### Instructions to follow
Skip all pictures, then copy the lines from the start of the data through the line with "800000, 1000000, 1200000];", keeping both ends.

--

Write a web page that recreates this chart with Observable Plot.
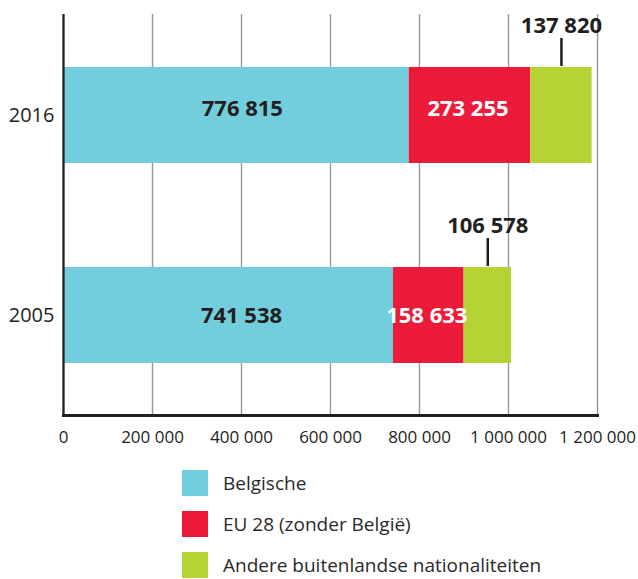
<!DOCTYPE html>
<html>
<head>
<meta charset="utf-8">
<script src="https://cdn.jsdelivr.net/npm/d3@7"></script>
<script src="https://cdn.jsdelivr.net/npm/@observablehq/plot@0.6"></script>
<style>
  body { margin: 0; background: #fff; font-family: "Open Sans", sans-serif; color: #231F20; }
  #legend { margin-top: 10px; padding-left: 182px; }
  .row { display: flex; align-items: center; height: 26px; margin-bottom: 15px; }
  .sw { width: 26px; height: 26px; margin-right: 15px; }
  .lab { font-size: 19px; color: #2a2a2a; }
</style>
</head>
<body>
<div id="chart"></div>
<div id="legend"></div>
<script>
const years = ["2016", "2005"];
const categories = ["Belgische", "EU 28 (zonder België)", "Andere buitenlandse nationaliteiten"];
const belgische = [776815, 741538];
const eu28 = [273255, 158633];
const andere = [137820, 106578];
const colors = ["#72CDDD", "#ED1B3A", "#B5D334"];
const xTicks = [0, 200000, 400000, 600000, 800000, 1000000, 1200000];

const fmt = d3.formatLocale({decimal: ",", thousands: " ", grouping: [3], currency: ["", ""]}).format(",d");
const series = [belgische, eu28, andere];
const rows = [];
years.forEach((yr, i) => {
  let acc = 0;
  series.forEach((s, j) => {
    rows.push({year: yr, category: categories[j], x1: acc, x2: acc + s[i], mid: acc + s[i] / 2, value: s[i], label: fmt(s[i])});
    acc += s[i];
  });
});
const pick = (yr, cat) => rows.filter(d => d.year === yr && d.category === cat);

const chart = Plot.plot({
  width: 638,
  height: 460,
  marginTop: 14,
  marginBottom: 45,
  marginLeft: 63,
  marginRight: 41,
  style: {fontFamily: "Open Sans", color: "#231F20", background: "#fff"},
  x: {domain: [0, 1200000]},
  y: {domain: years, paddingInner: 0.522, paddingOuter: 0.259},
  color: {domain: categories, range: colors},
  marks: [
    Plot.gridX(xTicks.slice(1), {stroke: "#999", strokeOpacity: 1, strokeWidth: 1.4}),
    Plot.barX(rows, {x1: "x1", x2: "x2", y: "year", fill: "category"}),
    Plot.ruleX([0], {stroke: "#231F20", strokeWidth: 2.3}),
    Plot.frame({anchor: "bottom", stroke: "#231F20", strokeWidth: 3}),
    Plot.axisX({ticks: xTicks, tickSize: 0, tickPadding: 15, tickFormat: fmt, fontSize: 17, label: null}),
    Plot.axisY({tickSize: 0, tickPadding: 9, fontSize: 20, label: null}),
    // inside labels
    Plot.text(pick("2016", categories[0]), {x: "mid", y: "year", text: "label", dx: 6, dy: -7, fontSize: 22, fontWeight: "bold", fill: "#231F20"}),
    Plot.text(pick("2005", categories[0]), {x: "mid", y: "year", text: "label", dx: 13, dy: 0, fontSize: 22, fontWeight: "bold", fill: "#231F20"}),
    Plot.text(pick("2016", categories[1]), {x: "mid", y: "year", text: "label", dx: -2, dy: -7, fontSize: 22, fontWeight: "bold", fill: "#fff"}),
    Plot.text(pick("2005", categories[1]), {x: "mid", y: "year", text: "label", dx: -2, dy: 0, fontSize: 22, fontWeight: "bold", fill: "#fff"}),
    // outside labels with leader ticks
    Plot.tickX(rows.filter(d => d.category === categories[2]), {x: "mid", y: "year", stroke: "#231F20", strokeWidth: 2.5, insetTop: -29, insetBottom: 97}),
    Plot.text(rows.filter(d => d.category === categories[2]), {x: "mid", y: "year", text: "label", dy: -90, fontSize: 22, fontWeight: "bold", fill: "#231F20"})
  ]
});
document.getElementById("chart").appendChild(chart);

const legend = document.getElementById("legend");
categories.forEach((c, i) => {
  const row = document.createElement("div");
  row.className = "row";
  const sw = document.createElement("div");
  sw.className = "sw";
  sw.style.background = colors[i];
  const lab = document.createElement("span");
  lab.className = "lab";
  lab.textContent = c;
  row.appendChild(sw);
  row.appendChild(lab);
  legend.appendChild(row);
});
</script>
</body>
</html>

--

### Response
Write a web page that recreates this chart with Observable Plot.
<!DOCTYPE html>
<html>
<head>
<meta charset="utf-8">
<script src="https://cdn.jsdelivr.net/npm/d3@7"></script>
<script src="https://cdn.jsdelivr.net/npm/@observablehq/plot@0.6"></script>
<style>
  body { margin: 0; background: #fff; font-family: "Open Sans", sans-serif; color: #231F20; }
  #legend { margin-top: 10px; padding-left: 182px; }
  .row { display: flex; align-items: center; height: 26px; margin-bottom: 15px; }
  .sw { width: 26px; height: 26px; margin-right: 15px; }
  .lab { font-size: 19px; color: #2a2a2a; }
</style>
</head>
<body>
<div id="chart"></div>
<div id="legend"></div>
<script>
const years = ["2016", "2005"];
const categories = ["Belgische", "EU 28 (zonder België)", "Andere buitenlandse nationaliteiten"];
const belgische = [776815, 741538];
const eu28 = [273255, 158633];
const andere = [137820, 106578];
const colors = ["#72CDDD", "#ED1B3A", "#B5D334"];
const xTicks = [0, 200000, 400000, 600000, 800000, 1000000, 1200000];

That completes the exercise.